I don't know them personally, but I can bet they were the ones who read Pride and Prejudice and identified with Elizabeth, the sharp-tongued and clever daughter of modest means who captured Darcy with her high-spirited independence, not the pale, mute, daughter Lady Catherine de Bourgh had in mind for him. These were the girls who were going to make their lives from their wits and their brains, not their looks, trust funds, and reproductive organs. Immensely desirable mates, they should have been able to find spouses whose needs would not require, overtly or covertly, that they quit their jobs. Gifted with capacities for refined scholarship, human healing, legal reasoning, and educated to use the capacities, they were the women for whom the constraints of the feminine mystique were the most unjust. The twentieth-century feminist movement was the beginning, opening up the public world of work to women but leaving the family untouched. The Opt Out Revolution may be in reality only a leveling off, but in this context it is the end of the beginning.

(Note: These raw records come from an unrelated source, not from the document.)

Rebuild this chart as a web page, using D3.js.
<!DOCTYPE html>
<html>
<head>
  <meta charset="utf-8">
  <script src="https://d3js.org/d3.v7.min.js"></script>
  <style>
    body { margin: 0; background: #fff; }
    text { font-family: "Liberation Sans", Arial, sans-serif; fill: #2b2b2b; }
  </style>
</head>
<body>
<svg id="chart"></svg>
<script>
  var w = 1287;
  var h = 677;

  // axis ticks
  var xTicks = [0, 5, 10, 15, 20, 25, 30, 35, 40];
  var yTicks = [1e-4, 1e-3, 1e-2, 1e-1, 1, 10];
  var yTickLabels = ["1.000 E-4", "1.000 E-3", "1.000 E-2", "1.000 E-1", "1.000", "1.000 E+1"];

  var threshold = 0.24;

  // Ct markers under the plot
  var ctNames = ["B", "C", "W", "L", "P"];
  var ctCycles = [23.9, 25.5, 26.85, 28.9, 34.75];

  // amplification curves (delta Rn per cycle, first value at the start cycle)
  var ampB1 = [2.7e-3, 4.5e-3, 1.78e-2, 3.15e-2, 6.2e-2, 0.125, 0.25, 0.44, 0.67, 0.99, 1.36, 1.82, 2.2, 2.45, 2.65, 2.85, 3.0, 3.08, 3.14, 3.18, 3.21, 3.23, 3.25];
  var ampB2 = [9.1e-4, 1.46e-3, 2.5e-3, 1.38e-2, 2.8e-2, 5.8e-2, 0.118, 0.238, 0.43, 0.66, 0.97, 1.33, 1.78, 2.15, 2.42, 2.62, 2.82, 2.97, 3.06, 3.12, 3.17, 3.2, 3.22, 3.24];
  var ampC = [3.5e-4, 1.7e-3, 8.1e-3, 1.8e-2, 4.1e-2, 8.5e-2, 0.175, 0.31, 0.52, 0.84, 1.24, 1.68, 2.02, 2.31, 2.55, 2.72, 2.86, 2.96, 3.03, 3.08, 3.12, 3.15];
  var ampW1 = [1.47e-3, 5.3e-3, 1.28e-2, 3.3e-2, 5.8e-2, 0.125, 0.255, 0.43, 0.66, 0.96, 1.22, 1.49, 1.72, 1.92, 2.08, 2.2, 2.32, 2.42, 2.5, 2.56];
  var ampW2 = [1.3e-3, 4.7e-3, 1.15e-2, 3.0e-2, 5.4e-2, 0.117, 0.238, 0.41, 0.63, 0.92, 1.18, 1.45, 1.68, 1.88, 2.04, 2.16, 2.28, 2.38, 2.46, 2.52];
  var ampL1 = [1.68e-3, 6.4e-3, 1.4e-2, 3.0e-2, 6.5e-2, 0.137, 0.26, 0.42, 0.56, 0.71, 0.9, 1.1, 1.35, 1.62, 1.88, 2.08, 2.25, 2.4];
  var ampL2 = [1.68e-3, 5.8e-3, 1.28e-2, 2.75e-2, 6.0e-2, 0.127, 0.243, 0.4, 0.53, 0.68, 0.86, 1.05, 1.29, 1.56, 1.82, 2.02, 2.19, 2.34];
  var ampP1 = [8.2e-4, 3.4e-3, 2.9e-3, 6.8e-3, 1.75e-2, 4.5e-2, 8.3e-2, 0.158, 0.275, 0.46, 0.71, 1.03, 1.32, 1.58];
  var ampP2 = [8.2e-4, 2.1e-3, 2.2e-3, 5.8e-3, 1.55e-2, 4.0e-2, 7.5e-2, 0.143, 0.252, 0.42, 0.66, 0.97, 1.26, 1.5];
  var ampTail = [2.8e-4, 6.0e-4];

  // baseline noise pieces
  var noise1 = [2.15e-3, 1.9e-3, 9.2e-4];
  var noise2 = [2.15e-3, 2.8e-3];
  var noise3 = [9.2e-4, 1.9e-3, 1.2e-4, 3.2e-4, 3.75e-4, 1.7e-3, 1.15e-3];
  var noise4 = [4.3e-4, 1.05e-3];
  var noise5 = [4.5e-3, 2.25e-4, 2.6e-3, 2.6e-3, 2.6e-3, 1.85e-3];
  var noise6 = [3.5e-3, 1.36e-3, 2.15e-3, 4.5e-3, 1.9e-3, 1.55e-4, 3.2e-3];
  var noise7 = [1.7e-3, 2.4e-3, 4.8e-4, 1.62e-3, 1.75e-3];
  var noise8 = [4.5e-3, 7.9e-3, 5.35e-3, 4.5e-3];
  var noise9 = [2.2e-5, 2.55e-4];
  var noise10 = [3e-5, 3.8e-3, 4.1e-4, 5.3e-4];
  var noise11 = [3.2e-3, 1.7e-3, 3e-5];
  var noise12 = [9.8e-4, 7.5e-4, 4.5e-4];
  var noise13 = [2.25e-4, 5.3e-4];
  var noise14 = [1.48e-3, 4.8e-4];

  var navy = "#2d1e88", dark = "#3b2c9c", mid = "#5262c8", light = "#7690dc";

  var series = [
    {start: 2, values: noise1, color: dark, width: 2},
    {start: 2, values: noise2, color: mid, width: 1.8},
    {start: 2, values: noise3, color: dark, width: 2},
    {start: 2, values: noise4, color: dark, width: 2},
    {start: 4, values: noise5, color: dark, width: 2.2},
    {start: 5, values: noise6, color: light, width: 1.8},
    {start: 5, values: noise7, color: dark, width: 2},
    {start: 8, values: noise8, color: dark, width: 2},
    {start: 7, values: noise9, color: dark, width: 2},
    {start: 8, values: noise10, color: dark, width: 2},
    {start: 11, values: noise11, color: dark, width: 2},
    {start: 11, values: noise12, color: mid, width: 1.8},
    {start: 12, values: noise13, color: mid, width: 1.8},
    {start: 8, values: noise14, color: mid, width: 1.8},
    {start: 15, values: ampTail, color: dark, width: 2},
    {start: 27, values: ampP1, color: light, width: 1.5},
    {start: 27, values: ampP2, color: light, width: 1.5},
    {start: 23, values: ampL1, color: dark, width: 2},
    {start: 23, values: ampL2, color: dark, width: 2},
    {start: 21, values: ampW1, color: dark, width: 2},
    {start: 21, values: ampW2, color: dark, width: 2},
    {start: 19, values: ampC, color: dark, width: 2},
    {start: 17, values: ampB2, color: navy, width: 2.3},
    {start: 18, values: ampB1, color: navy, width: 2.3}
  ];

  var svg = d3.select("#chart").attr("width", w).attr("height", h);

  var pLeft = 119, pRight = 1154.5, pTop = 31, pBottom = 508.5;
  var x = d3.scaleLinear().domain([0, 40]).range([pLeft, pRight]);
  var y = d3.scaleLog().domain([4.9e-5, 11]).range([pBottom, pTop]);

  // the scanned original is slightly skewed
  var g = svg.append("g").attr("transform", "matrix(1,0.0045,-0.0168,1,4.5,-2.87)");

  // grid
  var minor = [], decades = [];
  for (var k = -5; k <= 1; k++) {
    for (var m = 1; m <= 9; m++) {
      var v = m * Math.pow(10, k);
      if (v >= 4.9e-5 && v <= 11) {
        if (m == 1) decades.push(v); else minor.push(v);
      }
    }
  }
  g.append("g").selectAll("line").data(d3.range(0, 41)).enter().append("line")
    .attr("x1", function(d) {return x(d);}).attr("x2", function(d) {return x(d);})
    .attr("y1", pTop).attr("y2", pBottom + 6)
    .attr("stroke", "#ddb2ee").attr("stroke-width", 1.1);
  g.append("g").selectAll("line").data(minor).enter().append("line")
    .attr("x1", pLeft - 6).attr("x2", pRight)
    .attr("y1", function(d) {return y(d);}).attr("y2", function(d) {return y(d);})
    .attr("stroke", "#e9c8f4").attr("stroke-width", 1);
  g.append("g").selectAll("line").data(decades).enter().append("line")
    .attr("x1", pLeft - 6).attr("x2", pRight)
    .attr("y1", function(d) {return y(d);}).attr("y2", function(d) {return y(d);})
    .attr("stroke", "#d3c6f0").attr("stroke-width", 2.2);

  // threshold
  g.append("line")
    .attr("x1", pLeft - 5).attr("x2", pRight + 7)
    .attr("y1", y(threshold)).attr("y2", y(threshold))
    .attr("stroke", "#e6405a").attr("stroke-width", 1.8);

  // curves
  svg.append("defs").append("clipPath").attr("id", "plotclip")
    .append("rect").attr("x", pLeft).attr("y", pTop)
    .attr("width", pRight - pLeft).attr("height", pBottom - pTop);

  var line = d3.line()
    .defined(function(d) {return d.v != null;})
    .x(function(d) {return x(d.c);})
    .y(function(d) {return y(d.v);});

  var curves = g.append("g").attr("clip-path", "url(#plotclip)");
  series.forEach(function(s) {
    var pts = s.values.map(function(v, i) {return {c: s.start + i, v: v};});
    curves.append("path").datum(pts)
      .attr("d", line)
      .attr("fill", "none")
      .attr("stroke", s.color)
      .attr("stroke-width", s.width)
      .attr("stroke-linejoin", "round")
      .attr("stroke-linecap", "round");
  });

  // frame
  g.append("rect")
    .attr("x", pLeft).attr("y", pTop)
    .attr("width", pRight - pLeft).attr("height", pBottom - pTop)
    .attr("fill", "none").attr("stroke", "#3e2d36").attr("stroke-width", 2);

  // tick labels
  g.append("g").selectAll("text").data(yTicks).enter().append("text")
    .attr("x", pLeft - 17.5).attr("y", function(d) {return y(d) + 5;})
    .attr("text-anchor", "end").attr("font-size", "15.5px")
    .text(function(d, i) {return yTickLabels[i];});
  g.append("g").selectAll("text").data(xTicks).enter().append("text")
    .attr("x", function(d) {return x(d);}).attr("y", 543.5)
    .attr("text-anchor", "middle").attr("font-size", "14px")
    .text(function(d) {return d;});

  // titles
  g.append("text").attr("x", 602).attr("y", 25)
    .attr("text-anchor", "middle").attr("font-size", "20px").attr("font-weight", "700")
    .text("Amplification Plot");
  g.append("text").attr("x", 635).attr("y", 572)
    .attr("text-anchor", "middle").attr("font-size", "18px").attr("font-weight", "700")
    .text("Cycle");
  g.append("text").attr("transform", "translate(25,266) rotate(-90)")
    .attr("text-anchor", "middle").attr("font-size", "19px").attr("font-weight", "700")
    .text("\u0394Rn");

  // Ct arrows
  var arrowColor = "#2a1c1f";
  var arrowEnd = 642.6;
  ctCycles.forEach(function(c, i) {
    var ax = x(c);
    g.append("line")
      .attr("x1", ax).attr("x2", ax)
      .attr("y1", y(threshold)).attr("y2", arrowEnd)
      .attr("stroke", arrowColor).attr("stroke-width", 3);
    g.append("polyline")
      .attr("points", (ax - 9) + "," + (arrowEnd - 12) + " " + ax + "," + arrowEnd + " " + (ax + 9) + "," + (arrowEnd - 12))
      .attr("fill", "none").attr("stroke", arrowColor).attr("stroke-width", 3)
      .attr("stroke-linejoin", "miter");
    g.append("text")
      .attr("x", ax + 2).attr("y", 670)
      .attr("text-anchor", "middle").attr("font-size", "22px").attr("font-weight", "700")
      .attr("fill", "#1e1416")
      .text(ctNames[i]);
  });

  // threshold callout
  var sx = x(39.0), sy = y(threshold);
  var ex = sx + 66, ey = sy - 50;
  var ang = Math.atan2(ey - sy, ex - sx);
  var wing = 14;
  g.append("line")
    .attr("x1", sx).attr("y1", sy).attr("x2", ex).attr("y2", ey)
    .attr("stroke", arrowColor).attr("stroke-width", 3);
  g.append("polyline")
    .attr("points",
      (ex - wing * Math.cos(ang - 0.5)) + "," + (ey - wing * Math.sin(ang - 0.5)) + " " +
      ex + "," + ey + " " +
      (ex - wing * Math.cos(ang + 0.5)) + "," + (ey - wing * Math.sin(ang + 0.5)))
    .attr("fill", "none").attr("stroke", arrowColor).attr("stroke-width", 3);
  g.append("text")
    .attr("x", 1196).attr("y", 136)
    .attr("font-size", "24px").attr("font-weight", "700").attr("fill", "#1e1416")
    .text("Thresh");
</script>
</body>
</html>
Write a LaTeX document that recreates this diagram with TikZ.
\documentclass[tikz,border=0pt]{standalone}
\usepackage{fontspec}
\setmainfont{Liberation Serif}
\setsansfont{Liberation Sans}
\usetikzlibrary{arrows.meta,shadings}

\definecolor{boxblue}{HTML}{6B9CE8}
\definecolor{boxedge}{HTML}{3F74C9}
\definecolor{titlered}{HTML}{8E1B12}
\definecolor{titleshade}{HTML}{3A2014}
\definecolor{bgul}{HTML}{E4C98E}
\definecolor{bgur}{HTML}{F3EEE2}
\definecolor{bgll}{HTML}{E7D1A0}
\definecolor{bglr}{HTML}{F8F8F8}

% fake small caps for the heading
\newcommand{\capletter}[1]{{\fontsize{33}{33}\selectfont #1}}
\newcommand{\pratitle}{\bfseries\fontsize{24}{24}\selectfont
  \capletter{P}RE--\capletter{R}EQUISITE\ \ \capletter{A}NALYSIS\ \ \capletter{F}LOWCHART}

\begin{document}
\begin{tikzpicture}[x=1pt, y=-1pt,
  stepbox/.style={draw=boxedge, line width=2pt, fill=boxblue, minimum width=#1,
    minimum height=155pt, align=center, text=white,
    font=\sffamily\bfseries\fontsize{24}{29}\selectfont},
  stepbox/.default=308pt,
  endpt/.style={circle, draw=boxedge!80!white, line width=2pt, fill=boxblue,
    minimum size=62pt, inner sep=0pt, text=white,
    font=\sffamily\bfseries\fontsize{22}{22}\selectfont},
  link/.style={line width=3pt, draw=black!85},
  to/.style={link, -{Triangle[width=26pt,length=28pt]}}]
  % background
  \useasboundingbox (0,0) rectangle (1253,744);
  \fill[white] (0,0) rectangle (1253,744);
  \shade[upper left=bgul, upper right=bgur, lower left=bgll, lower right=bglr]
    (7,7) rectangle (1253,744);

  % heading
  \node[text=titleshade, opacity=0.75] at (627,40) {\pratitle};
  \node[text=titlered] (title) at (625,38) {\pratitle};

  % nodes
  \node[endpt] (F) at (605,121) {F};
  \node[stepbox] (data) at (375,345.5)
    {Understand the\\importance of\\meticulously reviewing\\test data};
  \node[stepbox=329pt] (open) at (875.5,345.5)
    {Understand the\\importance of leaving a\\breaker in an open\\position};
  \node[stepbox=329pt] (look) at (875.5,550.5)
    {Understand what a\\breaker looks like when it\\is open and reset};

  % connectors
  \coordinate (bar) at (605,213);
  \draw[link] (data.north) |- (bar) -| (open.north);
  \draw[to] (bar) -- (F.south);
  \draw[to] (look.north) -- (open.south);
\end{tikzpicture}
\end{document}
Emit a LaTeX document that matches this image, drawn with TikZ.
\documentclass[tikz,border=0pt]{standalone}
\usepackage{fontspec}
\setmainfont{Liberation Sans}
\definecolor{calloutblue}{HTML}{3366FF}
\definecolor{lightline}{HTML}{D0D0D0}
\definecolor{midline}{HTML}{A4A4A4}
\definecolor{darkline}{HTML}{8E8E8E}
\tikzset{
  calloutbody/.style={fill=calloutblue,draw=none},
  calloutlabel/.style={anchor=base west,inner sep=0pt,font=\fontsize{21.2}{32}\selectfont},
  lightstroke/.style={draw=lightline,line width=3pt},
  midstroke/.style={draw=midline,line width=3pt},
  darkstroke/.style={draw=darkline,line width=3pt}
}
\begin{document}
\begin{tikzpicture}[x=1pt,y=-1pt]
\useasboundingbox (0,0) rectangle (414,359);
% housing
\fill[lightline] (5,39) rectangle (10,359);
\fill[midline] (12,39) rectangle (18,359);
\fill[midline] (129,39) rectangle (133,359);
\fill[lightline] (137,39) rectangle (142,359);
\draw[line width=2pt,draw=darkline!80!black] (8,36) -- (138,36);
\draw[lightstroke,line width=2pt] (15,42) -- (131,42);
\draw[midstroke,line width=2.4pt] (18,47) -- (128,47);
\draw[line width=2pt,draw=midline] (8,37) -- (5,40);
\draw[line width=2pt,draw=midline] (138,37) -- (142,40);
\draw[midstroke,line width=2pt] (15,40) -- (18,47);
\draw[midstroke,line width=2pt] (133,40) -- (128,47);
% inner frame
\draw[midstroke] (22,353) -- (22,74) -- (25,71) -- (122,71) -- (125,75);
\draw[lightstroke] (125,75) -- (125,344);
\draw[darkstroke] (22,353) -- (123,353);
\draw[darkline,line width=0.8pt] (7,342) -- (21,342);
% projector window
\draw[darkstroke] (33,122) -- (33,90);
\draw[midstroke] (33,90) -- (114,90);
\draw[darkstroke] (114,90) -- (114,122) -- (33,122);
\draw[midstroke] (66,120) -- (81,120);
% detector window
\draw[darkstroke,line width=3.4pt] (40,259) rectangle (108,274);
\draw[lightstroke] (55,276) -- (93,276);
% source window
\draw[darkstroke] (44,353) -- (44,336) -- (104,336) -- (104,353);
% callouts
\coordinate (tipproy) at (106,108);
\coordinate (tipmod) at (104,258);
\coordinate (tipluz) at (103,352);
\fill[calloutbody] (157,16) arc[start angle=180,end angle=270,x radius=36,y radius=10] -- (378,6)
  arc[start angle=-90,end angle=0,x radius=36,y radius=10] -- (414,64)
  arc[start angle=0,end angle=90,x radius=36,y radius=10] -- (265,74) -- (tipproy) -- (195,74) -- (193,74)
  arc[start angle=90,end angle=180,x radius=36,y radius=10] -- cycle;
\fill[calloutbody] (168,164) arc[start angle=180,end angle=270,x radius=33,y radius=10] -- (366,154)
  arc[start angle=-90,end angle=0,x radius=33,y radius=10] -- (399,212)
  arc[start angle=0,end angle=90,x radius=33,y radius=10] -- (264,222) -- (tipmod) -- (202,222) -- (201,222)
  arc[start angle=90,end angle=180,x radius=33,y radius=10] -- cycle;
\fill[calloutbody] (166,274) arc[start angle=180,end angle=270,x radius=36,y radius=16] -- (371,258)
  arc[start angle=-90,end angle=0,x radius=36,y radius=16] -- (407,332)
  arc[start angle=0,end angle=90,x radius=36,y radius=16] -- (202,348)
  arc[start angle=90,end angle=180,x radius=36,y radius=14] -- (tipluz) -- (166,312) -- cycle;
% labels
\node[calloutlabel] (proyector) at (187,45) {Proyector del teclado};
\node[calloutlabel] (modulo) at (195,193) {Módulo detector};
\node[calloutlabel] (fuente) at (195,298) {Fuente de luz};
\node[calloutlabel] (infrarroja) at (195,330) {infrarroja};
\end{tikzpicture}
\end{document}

Deafened by choice, here's the moral analysis these women never heard: The family--with its repetitious, socially invisible, physical tasks--is a necessary part of life and has obvious emotional and immediate rewards, but it allows fewer opportunities for full human flourishing than public spheres like the market or the government. This less flourishing sphere is not the natural or moral responsibility only of women. Therefore, assigning it to women is unjust. Women assigning it to themselves is equally unjust.

The choice is a false one, based on the realities of a half-revolutionized society. Once we recognize that, we can admit that the tools feminism offered women to escape the dilemma have failed. This book is an effort to try a different approach. It is time for a new radicalism. Fortunately, the roots are sound.